Drawing on Wagner’s concept of Gesamtkunstwerk and Ilya and Emilia Kabakov’s spatially narrative works, we aim to blur the boundaries between visual art, sound, performance, and architecture, creating an experience that fully engages the human sensory system while causing audiences to forget they are “within an artwork.”
Additionally, the works of Gregor Schneider and Rachel Whiteread, which focus on "rooms" and the "architecture of defeat," influence our approach. They prompt us to consider whether the audience’s spatial experience within galleries and white spaces is an integral aspect of art itself. From Daniel Buren’s perspective, a museum embodies a holistic ideology expressed throughout its entire space, not just in the areas exhibiting art. Based on these insights, we aspire for our work to be organically created rather than passively interpreted by the audience.

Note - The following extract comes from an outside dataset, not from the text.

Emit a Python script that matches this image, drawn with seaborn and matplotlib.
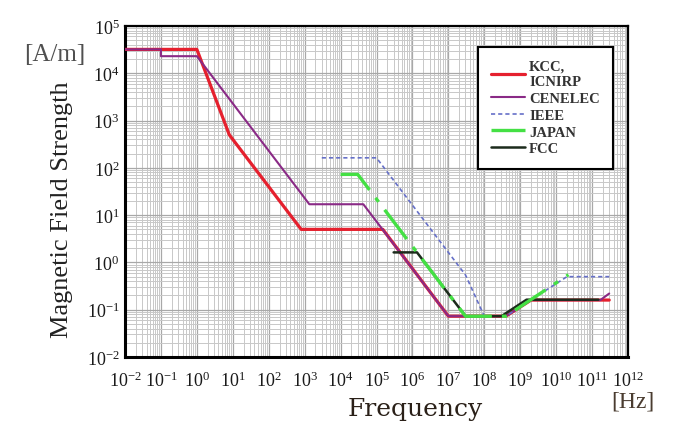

The significance of the installation within the film exhibition space lies not only in its operability and deployability but also in its emphasis on unique materiality. This materiality allows the film elements to convey narrative and metaphorical expressions, ultimately transitioning into the film's materiality in the overall context of the installation. The exhibition environment constructs its own unique narrative.
The focus is on montage narration in film and its combination with the site situation. "Moment" is a large-scale installation completed through the collaboration of artists Luo Mengmeng and Liang Xinghao. The museum’s staircase has been transformed into an accessible cinema by the artists, who have also presented this space as a large sculpture within the exhibition.
As the audience ascends the stairs, they emerge from a container with an unknown entirety, as the building has been constructed behind them. The interior cinema has been reimagined as a space that cannot be entered, placing the audience behind the screen, under an unknown gaze. Narrow passages, dim lighting, and uncomfortable sounds contribute to the audience’s sensory experience, with the overall space collectively embodying dramatic content.